[SOLVED] Why my shuffle partition is not 200(default) during group by operation? (Spark 2.4.5)

Why my shuffle partition is not 200(default) during group by operation? (Spark 2.4.5)

I am new to spark and trying to understand the internals of it. So, I am reading a small 50MB parquet file from s3 and performing a group by and then saving back to s3. When I observe the Spark UI, I can see 3 stages created for this,

stage 0 : load (1 tasks)

stage 1 : shufflequerystage for grouping (12 tasks)

stage 2: save (coalescedshufflereader) (26 tasks)

Code Sample:

df = spark.read.format("parquet").load(src_loc)
df_agg = df.groupby(grp_attribute)\                             
 .agg(F.sum("no_of_launches").alias("no_of_launchesGroup")
df_agg.write.mode("overwrite").parquet(target_loc)

I am using EMR instance with 1 master, 3 core nodes(each with 4vcores). So, default parallelism is 12. I am not changing any config in runtime. But I am not able to understand why 26 tasks are created in the final stage?
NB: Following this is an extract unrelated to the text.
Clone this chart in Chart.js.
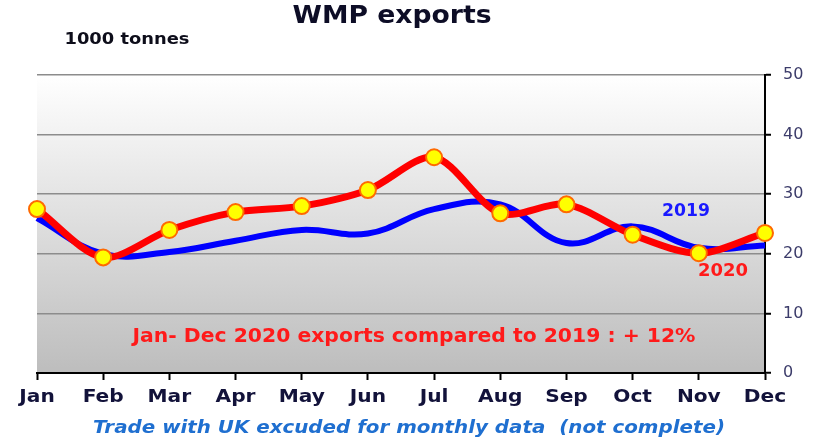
<!DOCTYPE html>
<html>
<head>
<meta charset="utf-8">
<script src="https://cdn.jsdelivr.net/npm/chart.js@4"></script>
<style>
  html, body { margin: 0; padding: 0; background: #fff; }
  #wrap { width: 817px; height: 443px; }
</style>
</head>
<body>
<div id="wrap"><canvas id="myChart" width="817" height="443"></canvas></div>
<script>
const months = ["Jan", "Feb", "Mar", "Apr", "May", "Jun", "Jul", "Aug", "Sep", "Oct", "Nov", "Dec"];
const exports2019 = [26.0, 20.0, 20.3, 22.2, 24.0, 23.4, 27.5, 28.3, 21.8, 24.6, 21.0, 21.4];
const exports2020 = [27.5, 19.4, 24.0, 27.0, 28.0, 30.7, 36.2, 26.8, 28.3, 23.2, 20.1, 23.5];
const yTicks = [0, 10, 20, 30, 40, 50];

// texte étiré horizontalement (le modèle est élargi)
function stretchText(ctx, text, x, y, width, font, color) {
  ctx.save();
  ctx.font = font;
  ctx.fillStyle = color;
  ctx.textAlign = "center";
  ctx.textBaseline = "middle";
  const w = ctx.measureText(text).width;
  ctx.translate(x, y);
  ctx.scale(width / w, 1);
  ctx.fillText(text, 0, 0);
  ctx.restore();
}

const decorPlugin = {
  id: "decor",
  beforeDraw(chart) {
    const { ctx, chartArea: a } = chart;
    const grad = ctx.createLinearGradient(0, a.top, 0, a.bottom);
    grad.addColorStop(0, "#ffffff");
    grad.addColorStop(1, "#bdbdbd");
    ctx.save();
    ctx.fillStyle = grad;
    ctx.fillRect(a.left, a.top, a.right - a.left, a.bottom - a.top);
    ctx.restore();
  },
  afterDraw(chart) {
    const { ctx } = chart;
    const xs = chart.scales.x;

    stretchText(ctx, "WMP exports", 392, 17, 199, "bold 24px 'DejaVu Sans'", "#0d0d26");
    stretchText(ctx, "1000 tonnes", 127, 40, 125, "bold 15px 'DejaVu Sans'", "#0d0d1a");

    // étiquettes des mois
    ctx.save();
    ctx.font = "bold 18px 'DejaVu Sans'";
    months.forEach(function (m, i) {
      const w = ctx.measureText(m).width * 1.12;
      stretchText(ctx, m, xs.getPixelForValue(i), 397, w, "bold 18px 'DejaVu Sans'", "#12123a");
    });
    ctx.restore();

    stretchText(ctx, "Jan- Dec 2020 exports compared to 2019 : + 12%", 414, 337, 563,
      "bold 20px 'DejaVu Sans'", "#ff1a1a");
    stretchText(ctx, "2019", 686, 212, 48, "bold 17px 'DejaVu Sans'", "#1a1aff");
    stretchText(ctx, "2020", 723, 272, 50, "bold 17px 'DejaVu Sans'", "#ff1a1a");
    stretchText(ctx, "Trade with UK excuded for monthly data  (not complete)", 409, 428, 632,
      "italic bold 18px 'DejaVu Sans'", "#1f6fd0");
  }
};

const ctx = document.getElementById("myChart");

new Chart(ctx, {
  type: "line",
  data: {
    labels: months,
    datasets: [
      {
        label: "2020",
        data: exports2020,
        borderColor: "#ff0000",
        borderWidth: 7,
        tension: 0.3,
        pointRadius: 8,
        pointBackgroundColor: "#ffff00",
        pointBorderColor: "#ff6a00",
        pointBorderWidth: 2,
        order: 1,
      },
      {
        label: "2019",
        data: exports2019,
        borderColor: "#0000ff",
        borderWidth: 6,
        tension: 0.4,
        pointRadius: 0,
        order: 2,
      },
    ],
  },
  options: {
    responsive: false,
    animation: false,
    layout: { padding: { left: 37, top: 75, right: 0, bottom: 0 } },
    plugins: {
      legend: { display: false },
      tooltip: { enabled: false },
    },
    scales: {
      x: {
        offset: false,
        afterFit(scale) { scale.height = 70; },
        grid: {
          drawOnChartArea: false,
          tickLength: 7,
          tickColor: "#000",
          tickWidth: 2,
        },
        border: { color: "#000", width: 2 },
        ticks: { display: false, autoSkip: false },
      },
      y: {
        position: "right",
        min: 0,
        max: 50,
        afterFit(scale) { scale.width = 52; },
        afterBuildTicks(scale) { scale.ticks = yTicks.map(v => ({ value: v })); },
        grid: {
          color: "#8c8c8c",
          lineWidth: 1.5,
          tickLength: 6,
          tickColor: "#000",
          tickWidth: 2,
        },
        border: { color: "#000", width: 2 },
        ticks: {
          color: "#3c3c6a",
          font: { family: "DejaVu Sans", size: 16 },
          padding: 12,
        },
      },
    },
  },
  plugins: [decorPlugin],
});
</script>
</body>
</html>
As I understand by default the shuffle partition should be 200. Screenshot of the UI attached.

Solution

I tried a similar logic on Databricks with Spark 2.4.5.

I observe that with spark.conf.set('spark.sql.adaptive.enabled', 'true'), the final number of my partitions is 2.

I observe that with spark.conf.set('spark.sql.adaptive.enabled', 'false') and spark.conf.set('spark.sql.shuffle.partitions', 75), the final number of my partitions is 75.

Using print(df_agg.rdd.getNumPartitions()) reveals this.

So, the job output on Spark UI does not reflect this. May be a repartition occurs at the end. Interesting, but not really an issue.